WHAT THE EXERCISE ASKS: Quote every line of the data below as it stands, omitting pictures.
#####
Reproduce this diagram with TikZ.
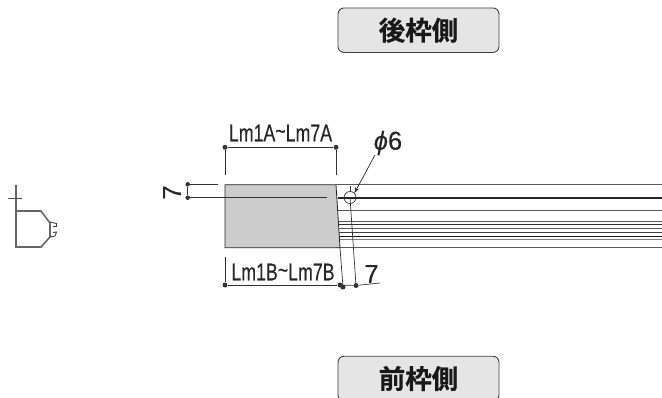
\documentclass[tikz,border=0pt]{standalone}
\usepackage{fontspec}
\setmainfont{Liberation Sans}
\newfontfamily\cjk{Noto Sans CJK JP}[BoldFont={Noto Sans CJK JP Bold},BoldFeatures={FakeBold=0.6}]
\newfontfamily\dimfont{Liberation Sans}[FakeStretch=0.74,FakeBold=0.25]
\newfontfamily\numfont{Liberation Sans}[FakeStretch=0.98,FakeBold=0.25]
\usepackage{tikz}
\usetikzlibrary{arrows.meta}
\tikzset{
  sidelabel/.style={draw=black!75,line width=0.9pt,fill=black!10,rounded corners=6pt,minimum width=161pt,minimum height=44.5pt,font=\cjk\bfseries\fontsize{26.5}{26.5}\selectfont,text=black!90},
  dimtext/.style={font=\dimfont\fontsize{24}{24}\selectfont,inner sep=0pt,text=black!85},
  numtext/.style={font=\numfont\fontsize{26}{26}\selectfont,inner sep=0pt,text=black!85},
  dimline/.style={line width=0.7pt,black!80},
  rail/.style={line width=1pt,black!65},
  dimdot/.style={circle,fill=black!80,inner sep=0pt,minimum size=5pt}
}
\begin{document}
\begin{tikzpicture}[x=1pt,y=-1pt]
  \useasboundingbox (0,0) rectangle (662,397);
  % labels
  \node[sidelabel] (rearlabel) at (418.5,30.2) {後枠側};
  \begin{scope}
    \clip (300,340) rectangle (540,397);
    \node[sidelabel] (frontlabel) at (418.5,378.5) {\raisebox{-1pt}{前枠側}};
  \end{scope}

  % profile
  \draw[line width=1.6pt,black!60] (16,185)--(16,247)--(41,247)--(50,237)--(50,223)--(41,211)--(16,211);
  \draw[line width=0.7pt,black!70] (8,198)--(22,198);
  \draw[line width=0.9pt,black!75] (50,222)--(56.5,223.5)--(56.5,226.5)--(53,226.5) (50,237)--(55,236)--(56.5,232)--(53,232.5);

  % rails
  \draw[rail] (336,184.7)--(662,184.7);
  \draw[line width=2.3pt,black!85] (338,198)--(662,198);
  \draw[rail] (336,210.7)--(662,210.7);
  \draw[rail] (336,221)--(662,221);
  \draw[line width=0.8pt,black!80] (336,224)--(662,224);
  \draw[rail] (336,228)--(662,228);
  \draw[line width=0.8pt,black!75] (336,232)--(662,232);
  \draw[line width=1pt,black!90] (336,236.7)--(662,236.7);
  \draw[line width=0.6pt,black!50] (336,239)--(662,239);
  \draw[rail] (336,247.7)--(662,247.7);

  % grey part
  \draw[line width=0.8pt,black!85,fill=black!20] (225,184.7)--(336,184.7)--(340,247.7)--(225,247.7)--cycle;

  % dimension Lm1A
  \node[dimdot] (topa) at (225,147.3) {};
  \node[dimdot] (topb) at (336,147.3) {};
  \draw[dimline] (topa)--(topb);
  \draw[dimline] (topa)--(225,175);
  \draw[dimline] (topb)--(336,175);
  \node[dimtext] (toptext) at (280.5,133) {Lm1A\raisebox{2pt}{\textasciitilde}Lm7A};

  % dimension Lm1B
  \node[dimdot] (bota) at (225,285) {};
  \node[dimdot] (botb) at (340,285) {};
  \node[dimdot] (botc) at (343,287) {};
  \node[dimdot] (botd) at (356,285.5) {};
  \draw[dimline] (bota)--(botb);
  \draw[dimline] (bota)--(225,257);
  \draw[dimline] (340,248)--(botc);
  \draw[dimline] (botb)--(botd)--(380,283);
  \node[dimtext] (bottext) at (283,272) {Lm1B\raisebox{2pt}{\textasciitilde}Lm7B};
  \node[numtext] (seven) at (371.5,274) {7};

  % hole
  \node[circle,draw=black!85,line width=0.6pt,inner sep=0pt,minimum size=12pt] (hole) at (350,197.5) {};
  \draw[dimline] (350,186)--(350,192);
  \draw[dimline] (hole.center)--(botd);
  \coordinate (phifoot) at (375,155);
  \draw[line width=0.7pt,black!85,-{Stealth[length=6pt,width=4pt]}] (phifoot)--(hole.north east);
  \node[numtext] (phi) at (388,143) {\itshape ϕ\upshape 6};

  % dimension left
  \node[dimdot,minimum size=4.5pt] (lefta) at (187.7,184.3) {};
  \node[dimdot,minimum size=4.5pt] (leftb) at (187.7,197.7) {};
  \draw[dimline] (lefta)--(leftb);
  \draw[dimline] (lefta)--(218,184.3);
  \draw[dimline] (leftb)--(327,197.7);
  \node[numtext,rotate=90] (leftseven) at (172,192.5) {7};
\end{tikzpicture}
\end{document}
#####
ANSWER TO THIS EXERCISE:
Reproduce this diagram with TikZ.
\documentclass[tikz,border=0pt]{standalone}
\usepackage{fontspec}
\setmainfont{Liberation Sans}
\newfontfamily\cjk{Noto Sans CJK JP}[BoldFont={Noto Sans CJK JP Bold},BoldFeatures={FakeBold=0.6}]
\newfontfamily\dimfont{Liberation Sans}[FakeStretch=0.74,FakeBold=0.25]
\newfontfamily\numfont{Liberation Sans}[FakeStretch=0.98,FakeBold=0.25]
\usepackage{tikz}
\usetikzlibrary{arrows.meta}
\tikzset{
  sidelabel/.style={draw=black!75,line width=0.9pt,fill=black!10,rounded corners=6pt,minimum width=161pt,minimum height=44.5pt,font=\cjk\bfseries\fontsize{26.5}{26.5}\selectfont,text=black!90},
  dimtext/.style={font=\dimfont\fontsize{24}{24}\selectfont,inner sep=0pt,text=black!85},
  numtext/.style={font=\numfont\fontsize{26}{26}\selectfont,inner sep=0pt,text=black!85},
  dimline/.style={line width=0.7pt,black!80},
  rail/.style={line width=1pt,black!65},
  dimdot/.style={circle,fill=black!80,inner sep=0pt,minimum size=5pt}
}
\begin{document}
\begin{tikzpicture}[x=1pt,y=-1pt]
  \useasboundingbox (0,0) rectangle (662,397);
  % labels
  \node[sidelabel] (rearlabel) at (418.5,30.2) {後枠側};
  \begin{scope}
    \clip (300,340) rectangle (540,397);
    \node[sidelabel] (frontlabel) at (418.5,378.5) {\raisebox{-1pt}{前枠側}};
  \end{scope}

  % profile
  \draw[line width=1.6pt,black!60] (16,185)--(16,247)--(41,247)--(50,237)--(50,223)--(41,211)--(16,211);
  \draw[line width=0.7pt,black!70] (8,198)--(22,198);
  \draw[line width=0.9pt,black!75] (50,222)--(56.5,223.5)--(56.5,226.5)--(53,226.5) (50,237)--(55,236)--(56.5,232)--(53,232.5);

  % rails
  \draw[rail] (336,184.7)--(662,184.7);
  \draw[line width=2.3pt,black!85] (338,198)--(662,198);
  \draw[rail] (336,210.7)--(662,210.7);
  \draw[rail] (336,221)--(662,221);
  \draw[line width=0.8pt,black!80] (336,224)--(662,224);
  \draw[rail] (336,228)--(662,228);
  \draw[line width=0.8pt,black!75] (336,232)--(662,232);
  \draw[line width=1pt,black!90] (336,236.7)--(662,236.7);
  \draw[line width=0.6pt,black!50] (336,239)--(662,239);
  \draw[rail] (336,247.7)--(662,247.7);

  % grey part
  \draw[line width=0.8pt,black!85,fill=black!20] (225,184.7)--(336,184.7)--(340,247.7)--(225,247.7)--cycle;

  % dimension Lm1A
  \node[dimdot] (topa) at (225,147.3) {};
  \node[dimdot] (topb) at (336,147.3) {};
  \draw[dimline] (topa)--(topb);
  \draw[dimline] (topa)--(225,175);
  \draw[dimline] (topb)--(336,175);
  \node[dimtext] (toptext) at (280.5,133) {Lm1A\raisebox{2pt}{\textasciitilde}Lm7A};

  % dimension Lm1B
  \node[dimdot] (bota) at (225,285) {};
  \node[dimdot] (botb) at (340,285) {};
  \node[dimdot] (botc) at (343,287) {};
  \node[dimdot] (botd) at (356,285.5) {};
  \draw[dimline] (bota)--(botb);
  \draw[dimline] (bota)--(225,257);
  \draw[dimline] (340,248)--(botc);
  \draw[dimline] (botb)--(botd)--(380,283);
  \node[dimtext] (bottext) at (283,272) {Lm1B\raisebox{2pt}{\textasciitilde}Lm7B};
  \node[numtext] (seven) at (371.5,274) {7};

  % hole
  \node[circle,draw=black!85,line width=0.6pt,inner sep=0pt,minimum size=12pt] (hole) at (350,197.5) {};
  \draw[dimline] (350,186)--(350,192);
  \draw[dimline] (hole.center)--(botd);
  \coordinate (phifoot) at (375,155);
  \draw[line width=0.7pt,black!85,-{Stealth[length=6pt,width=4pt]}] (phifoot)--(hole.north east);
  \node[numtext] (phi) at (388,143) {\itshape ϕ\upshape 6};

  % dimension left
  \node[dimdot,minimum size=4.5pt] (lefta) at (187.7,184.3) {};
  \node[dimdot,minimum size=4.5pt] (leftb) at (187.7,197.7) {};
  \draw[dimline] (lefta)--(leftb);
  \draw[dimline] (lefta)--(218,184.3);
  \draw[dimline] (leftb)--(327,197.7);
  \node[numtext,rotate=90] (leftseven) at (172,192.5) {7};
\end{tikzpicture}
\end{document}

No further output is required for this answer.